Julien Duvivier se réapproprie la célèbre légende juive et met en scène un colosse d’argile digne du monstre de Frankenstein
LE GOLEM
1936 – FRANCE
Réalisé par Julien Duvivier
Avec Harry Baur, Germaine Aussey, Jany Holt, Roger Karl, Charles Dorat, Roger Duchesne, Gaston Jacquet, Raymond Aimos, Ferdinand Hart, Tania Doll
THEMA SORCELLERIE ET MAGIE
Le Golem est une œuvre à part dans la longue filmographie de Julien Duvivier, plus enclin à dresser un portrait réaliste de ses semblables qu’à se laisser porter par le Fantastique, même s’il se laissera tenter une nouvelle fois par le genre trois ans plus tard avec La Charrette fantôme. Ici, il semble presque vouloir rendre hommage au cinéma expressionniste allemand et aux films de monstres des studios Universal qui fleurissaient sur les écrans du monde entier depuis le début des années trente. Librement inspiré d’une pièce de Jiri Voskovec et Jan Werich, son Golem peut d’ailleurs s’appréhender comme une séquelle de celui de Paul Wegener, puisqu’il se situe après les événements narrés dans la version des années 20. Tourné non en France mais aux studios Barrandov de Prague – ce qui renforce le côté atypique de ce film au sein de la carrière du cinéaste – Le Golem commence par une phrase qui nous renvoie directement à la figure du monstre de Frankenstein : « Créer la vie artificiellement fut de tout temps le problème qui passionna la science. » Ce ne sera pas la seule allusion du film à l’œuvre de Mary Shelley et à ses adaptations cinématographiques.

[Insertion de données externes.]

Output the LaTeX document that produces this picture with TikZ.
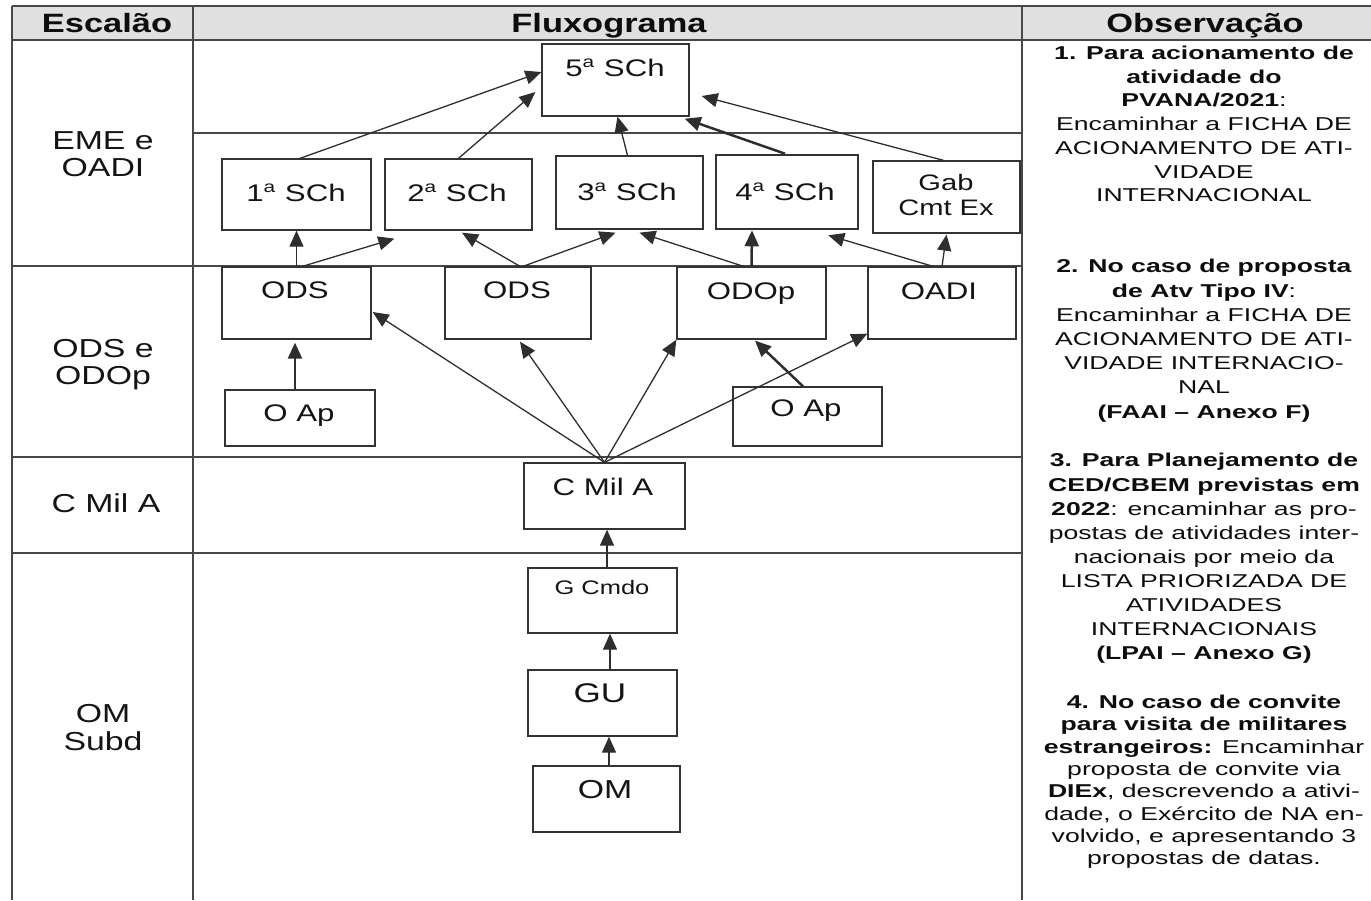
\documentclass[tikz,border=0pt]{standalone}
\usepackage{fontspec}
\setmainfont[FakeStretch=1.3]{Liberation Sans}
\newfontfamily\obsfont[FakeStretch=1.43]{Liberation Sans}
\usetikzlibrary{arrows.meta,fit}
\begin{document}
\begin{tikzpicture}[x=0.5pt,y=-0.5pt,
  tline/.style={draw=black!72,line width=0.65pt},
  box/.style={draw=black!80,line width=0.65pt,rectangle,inner sep=0pt},
  thickbox/.style={box,line width=1.3pt},
  t/.style={inner sep=0pt,anchor=base,text=black!92,font=\fontsize{12}{14}\selectfont},
  hdr/.style={inner sep=0pt,anchor=base,text=black!95,font=\bfseries\fontsize{13.25}{15}\selectfont},
  esc/.style={inner sep=0pt,anchor=base,text=black!92,font=\fontsize{13}{15}\selectfont},
  obs/.style={inner sep=0pt,anchor=base,align=center,text=black!95},
  conn/.style={draw=black!82,line width=0.65pt,-{Triangle[length=8pt,width=7pt]}},
  heavy/.style={conn,line width=1.25pt}
]
\useasboundingbox (0,0) rectangle (1371,900);

% ---- table ----
\fill[gray!24] (12,6) rectangle (1371,40);
\draw[tline] (12,6) -- (1371,6);
\draw[tline] (12,40) -- (1371,40);
\draw[tline,line width=1pt] (12,6) -- (12,900);
\draw[tline] (193,6) -- (193,900);
\draw[tline] (1022,6) -- (1022,900);
\draw[tline] (193,133) -- (1022,133);
\draw[tline] (12,266) -- (1022,266);
\draw[tline] (12,457) -- (1022,457);
\draw[tline] (12,553) -- (1022,553);

% ---- headers ----
\node[hdr] (h1) at (107,32) {Escalão};
\node[hdr] (h2) at (609,32) {Fluxograma};
\node[hdr] (h3) at (1205,32) {Observação};

% ---- left labels ----
\node[esc] (l1a) at (103,149) {EME e};
\node[esc] (l1b) at (103,176) {OADI};
\node[esc] (l2a) at (103,357) {ODS e};
\node[esc] (l2b) at (103,384) {ODOp};
\node[esc] (l3) at (106,512) {C Mil A};
\node[esc] (l4a) at (103,722) {OM};
\node[esc] (l4b) at (103,750) {Subd};

% ---- boxes ----
\node[box,fit={(542,44) (689,116)}] (sch5) {};
\node[box,fit={(222,159) (371,230)}] (sch1) {};
\node[box,fit={(385,159) (532,230)}] (sch2) {};
\node[box,fit={(556,156) (703,229)}] (sch3) {};
\node[thickbox,fit={(716,155) (858,229)}] (sch4) {};
\node[box,fit={(873,161) (1020,233)}] (gab) {};
\node[box,fit={(222,267) (371,339)}] (ods1) {};
\node[box,fit={(445,267) (591,339)}] (ods2) {};
\node[box,fit={(677,267) (826,339)}] (odop) {};
\node[box,fit={(868,267) (1016,339)}] (oadi) {};
\node[box,fit={(225,390) (375,446)}] (oap1) {};
\node[box,fit={(733,387) (882,446)}] (oap2) {};
\node[box,fit={(524,463) (685,529)}] (cmil) {};
\node[box,fit={(528,568) (677,633)}] (gcmdo) {};
\node[box,fit={(528,670) (677,736)}] (gu) {};
\node[box,fit={(533,766) (680,832)}] (om) {};

% ---- box texts ----
\node[t] (sch5t) at (615,76.6) {5\textsuperscript{a} SCh};
\node[t] (sch1t) at (296,201.6) {1\textsuperscript{a} SCh};
\node[t] (sch2t) at (457,201.6) {2\textsuperscript{a} SCh};
\node[t] (sch3t) at (627,200.6) {3\textsuperscript{a} SCh};
\node[t] (sch4t) at (785,200.6) {4\textsuperscript{a} SCh};
\node[t,align=center,font=\fontsize{11.2}{12.5}\selectfont] (gabt) at (946,215.5) {Gab\\Cmt Ex};
\node[t] (ods1t) at (295,298.6) {ODS};
\node[t] (ods2t) at (517,298.6) {ODS};
\node[t] (odopt) at (751,299.6) {ODOp};
\node[t] (oadit) at (939,299.6) {OADI};
\node[t] (oap1t) at (299,421) {O Ap};
\node[t] (oap2t) at (806,416.6) {O Ap};
\node[t] (cmilt) at (603,495.6) {C Mil A};
\node[t,font=\fontsize{9.8}{11}\selectfont] (gcmdot) at (602,594) {G Cmdo};
\node[t,font=\fontsize{13.5}{15}\selectfont] (gut) at (600,702.7) {GU};
\node[t,font=\fontsize{13}{15}\selectfont] (omt) at (605,798.3) {OM};

% ---- connectors to 5a SCh ----
\draw[conn] ([xshift=1.75pt]sch1.north) -- ([yshift=4pt]sch5.west);
\draw[conn] (sch2.north) -- ([xshift=-3pt,yshift=-6pt]sch5.west);
\draw[conn] ([xshift=-1pt]sch3.north) -- ([xshift=1pt]sch5.south);
\draw[heavy] ([xshift=-1pt]sch4.north) -- ([xshift=-2.5pt,yshift=-1pt]sch5.south east);
\draw[conn] ([xshift=-1.5pt]gab.north) -- ([xshift=6pt,yshift=-8pt]sch5.east);

% ---- row 2 -> row 1 ----
\draw[conn] (ods1.north) -- (sch1.south);
\draw[conn] ([xshift=3pt]ods1.north) -- ([xshift=5pt,yshift=-4pt]sch2.south west);
\draw[conn] ([xshift=1pt]ods2.north) -- ([xshift=1.75pt,yshift=-1pt]sch2.south);
\draw[conn] ([xshift=2.5pt]ods2.north) -- ([xshift=-7pt,yshift=-1.5pt]sch3.south);
\draw[conn] ([xshift=-4pt]odop.north) -- ([xshift=5pt,yshift=-1.5pt]sch3.south);
\draw[heavy] (odop.north) -- ([xshift=-17.5pt]sch4.south);
\draw[conn] ([xshift=-4.5pt]oadi.north) -- ([xshift=-15.5pt,yshift=-2.5pt]sch4.south east);
\draw[conn] (oadi.north) -- ([yshift=-0.5pt]gab.south);

% ---- C Mil A -> row 2 ----
\draw[conn] (cmil.north) -- ([xshift=0.5pt,yshift=-4.5pt]ods1.east);
\draw[conn] (cmil.north) -- ([xshift=1pt,yshift=-1pt]ods2.south);
\draw[conn] (cmil.north) -- (odop.south west);
\draw[conn] (cmil.north) -- ([yshift=3pt]oadi.south west);
\draw[heavy] ([xshift=-2.5pt]oap1.north) -- ([xshift=-0.75pt,yshift=-1.5pt]ods1.south);
\draw[heavy] ([xshift=-2.25pt]oap2.north) -- ([xshift=1.75pt,yshift=-0.5pt]odop.south);

% ---- lower chain ----
\draw[conn] ([xshift=2.25pt]gcmdo.north) -- ([xshift=1.25pt]cmil.south);
\draw[conn] ([xshift=3.75pt]gu.north) -- ([xshift=3.75pt]gcmdo.south);
\draw[conn] ([xshift=1.25pt]om.north) -- ([xshift=3.25pt]gu.south);

% ---- observations (anchor = baseline of last line) ----
\node[obs,font=\obsfont\fontsize{9.3}{11.85}\selectfont] (p1) at (1204,201.7) {%
\textbf{1. Para acionamento de}\\
\textbf{atividade do}\\
\textbf{PVANA/2021}:\\
Encaminhar a FICHA DE\\
ACIONAMENTO DE ATI-\\
VIDADE\\
INTERNACIONAL};
\node[obs,font=\obsfont\fontsize{9.3}{12.1}\selectfont] (p2) at (1204,418) {%
\textbf{2. No caso de proposta}\\
\textbf{de Atv Tipo IV}:\\
Encaminhar a FICHA DE\\
ACIONAMENTO DE ATI-\\
VIDADE INTERNACIO-\\
NAL\\
\textbf{(FAAI – Anexo F)}};
\node[obs,font=\obsfont\fontsize{9.3}{12.05}\selectfont] (p3) at (1204,659.7) {%
\textbf{3. Para Planejamento de}\\
\textbf{CED/CBEM previstas em}\\
\textbf{2022}: encaminhar as pro-\\
postas de atividades inter-\\
nacionais por meio da\\
LISTA PRIORIZADA DE\\
ATIVIDADES\\
INTERNACIONAIS\\
\textbf{(LPAI – Anexo G)}};
\node[obs,font=\obsfont\fontsize{9.3}{11.15}\selectfont] (p4) at (1204,864.7) {%
\textbf{4. No caso de convite}\\
\textbf{para visita de militares}\\
\textbf{estrangeiros:} Encaminhar\\
proposta de convite via\\
\textbf{DIEx}, descrevendo a ativi-\\
dade, o Exército de NA en-\\
volvido, e apresentando 3\\
propostas de datas.};
\end{tikzpicture}
\end{document}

La légende dit que Rabbi Loew créa en 1560 un Golem en argile pour protéger les Juifs du ghetto de Prague. Cette créature à la force exceptionnelle parvint à accomplir sa mission de manière spectaculaire, puis son corps fut abandonné dans le grenier de la vieille synagogue lorsque Loew rendit l’âme en 1610. Son fils spirituel, le jeune rabbin Jacob, connaît le secret du Golem, et son épouse Rachel le conjure de le ranimer. En effet, la situation est à nouveau critique dans le ghetto, frappé par la peste et menacé par un empereur tyrannique et déséquilibré, Rodolphe II. Obsédé par l’alchimie et l’astrologie, celui-ci ne semble vivre que pour retrouver le Golem, qui occupe toutes ses pensées de manière de plus en plus irrationnelle. Personne ne remet en cause l’existence de la créature, mais son corps pourtant imposant reste introuvable. Pour satisfaire son idée fixe, Rodolphe ordonne au chancelier Lang, un Juif converti désormais rallié à sa cause, de semer la terreur dans le ghetto, quitte à enlever et torturer Jacob pour le faire parler.
Les mésaventures de Rabbi Jacob
Dans le rôle du despote débauché et psychopathe, Harry Baur est flamboyant, crevant l’écran avec emphase, souvent hélas au détriment des autres comédiens. Les prestations de Roger Karl en chancelier veule et de Jany Holt en vaillante épouse du rabbin sont tout de même mémorables, le reste du casting s’avérant beaucoup moins marquant. Le film est constellé de séquences savoureuses où l’humour noir de Duvivier reste intact, comme lorsqu’un charlatan essaie de vendre à Rodolphe une épée ayant soi-disant appartenu à Charlemagne. Mais les intrigues de palais occupent la majeure partie de l’intrigue du Golem, et le spectateur finit légitimement par se demander s’il finira par voir cette fameuse créature. En réalité, le réalisateur ménage ses effets, retenant le plus longtemps possible l’apparition de cet être de légende. Le Golem est enfin visible à mi-parcours du métrage, mais étant donné que c’est à travers les yeux alcoolisés de Rodolphe, ne s’agirait-il pas d’une hallucination ? Filmée en contre-plongée, mise en lumière par un éclairage extrêmement dramatique, la statue encore immobile fait son petit effet. Le crâne chauve, le teint blafard, les arcades proéminentes, la bouche serrée, le regard perçant, le Golem menace de s’animer d’un instant à l’autre. Il ne le fera qu’à la fin du film, le temps d’un climax surprenant où le monstre, enchaîné comme Boris Karloff dans La Fiancée de Frankenstein, libère les prisonniers, abat les murs, dévaste le palais, renverse l’oppresseur avec une frénésie destructrice inattendue et libératrice. Les bourreaux deviennent victimes, écrasés sous les décombres, dévorés par les fauves… Sous les apparats d’une chronique historique basculant dans le cinéma catastrophe et le film d’horreur, Duvivier raconte la réalité d’une époque assombrie. Car le mythe universel du Golem redevient d’une triste actualité au milieu des années trente, alors que le nazisme fomente l’éradication du peuple juif.